## Raw data:
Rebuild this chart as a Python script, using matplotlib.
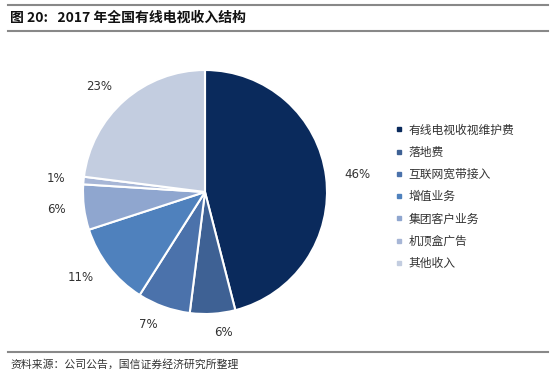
import matplotlib
matplotlib.use("Agg")
import matplotlib.pyplot as plt
from matplotlib.lines import Line2D

plt.rcParams['font.family'] = ['Noto Sans CJK SC', 'DejaVu Sans']

categories = ['有线电视收视维护费', '落地费', '互联网宽带接入', '增值业务', '集团客户业务', '机顶盒广告', '其他收入']
values = [46, 6, 7, 11, 6, 1, 23]
colors = ['#0A2A5C', '#3E6194', '#4B72AB', '#4F81BD', '#8FA6CF', '#A7B6D6', '#C3CDE0']

W, H = 554, 373
fig = plt.figure(figsize=(W/100, H/100), dpi=100)

# pie axes: center (205,192), radius ~122
r = 122
cx, cy = 205, 192
ax = fig.add_axes([(cx - r)/W, 1 - (cy + r)/H, 2*r/W, 2*r/H])
wedges, texts = ax.pie(values, colors=colors, startangle=90, counterclock=False,
                       labels=[f'{v}%' for v in values], labeldistance=1.15,
                       wedgeprops=dict(edgecolor='white', linewidth=1.5),
                       textprops=dict(fontsize=8.5, color='#333333', family='DejaVu Sans'))
ax.set_aspect('equal')
ax.set_xlim(-1, 1); ax.set_ylim(-1, 1)
ax.axis('off')

# legend
handles = [Line2D([], [], marker='s', linestyle='none', markersize=3.5,
                  markerfacecolor=c, markeredgecolor=c) for c in colors]
fig.legend(handles, categories, loc='upper left', bbox_to_anchor=(385/W, 1 - 113/H),
           frameon=False, fontsize=8.5, labelspacing=0.78, handletextpad=0.5,
           handlelength=0.6, labelcolor='#333333')

# header/footer lines
for y, lw in [(5, 1.5), (31, 1.5), (352, 1.5)]:
    fig.add_artist(Line2D([8/W, 548/W], [1 - y/H, 1 - y/H], color='#888888', linewidth=lw))

fig.text(10/W, 1 - 18/H, '图 20:   2017 年全国有线电视收入结构', fontsize=10, fontweight='bold',
         va='center', ha='left', color='#111111')
fig.text(10/W, 1 - 364/H, '资料来源：公司公告，国信证券经济研究所整理', fontsize=7.8,
         va='center', ha='left', color='#333333')

fig.savefig('out.png', dpi=100)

## Task directions:
Leave out the pictures and copy the rest of the material above exactly.

## Answer for this exercise:
Rebuild this chart as a Python script, using matplotlib.
import matplotlib
matplotlib.use("Agg")
import matplotlib.pyplot as plt
from matplotlib.lines import Line2D

plt.rcParams['font.family'] = ['Noto Sans CJK SC', 'DejaVu Sans']

categories = ['有线电视收视维护费', '落地费', '互联网宽带接入', '增值业务', '集团客户业务', '机顶盒广告', '其他收入']
values = [46, 6, 7, 11, 6, 1, 23]
colors = ['#0A2A5C', '#3E6194', '#4B72AB', '#4F81BD', '#8FA6CF', '#A7B6D6', '#C3CDE0']

W, H = 554, 373
fig = plt.figure(figsize=(W/100, H/100), dpi=100)

# pie axes: center (205,192), radius ~122
r = 122
cx, cy = 205, 192
ax = fig.add_axes([(cx - r)/W, 1 - (cy + r)/H, 2*r/W, 2*r/H])
wedges, texts = ax.pie(values, colors=colors, startangle=90, counterclock=False,
                       labels=[f'{v}%' for v in values], labeldistance=1.15,
                       wedgeprops=dict(edgecolor='white', linewidth=1.5),
                       textprops=dict(fontsize=8.5, color='#333333', family='DejaVu Sans'))
ax.set_aspect('equal')
ax.set_xlim(-1, 1); ax.set_ylim(-1, 1)
ax.axis('off')

# legend
handles = [Line2D([], [], marker='s', linestyle='none', markersize=3.5,
                  markerfacecolor=c, markeredgecolor=c) for c in colors]
fig.legend(handles, categories, loc='upper left', bbox_to_anchor=(385/W, 1 - 113/H),
           frameon=False, fontsize=8.5, labelspacing=0.78, handletextpad=0.5,
           handlelength=0.6, labelcolor='#333333')

# header/footer lines
for y, lw in [(5, 1.5), (31, 1.5), (352, 1.5)]:
    fig.add_artist(Line2D([8/W, 548/W], [1 - y/H, 1 - y/H], color='#888888', linewidth=lw))

fig.text(10/W, 1 - 18/H, '图 20:   2017 年全国有线电视收入结构', fontsize=10, fontweight='bold',
         va='center', ha='left', color='#111111')
fig.text(10/W, 1 - 364/H, '资料来源：公司公告，国信证券经济研究所整理', fontsize=7.8,
         va='center', ha='left', color='#333333')

fig.savefig('out.png', dpi=100)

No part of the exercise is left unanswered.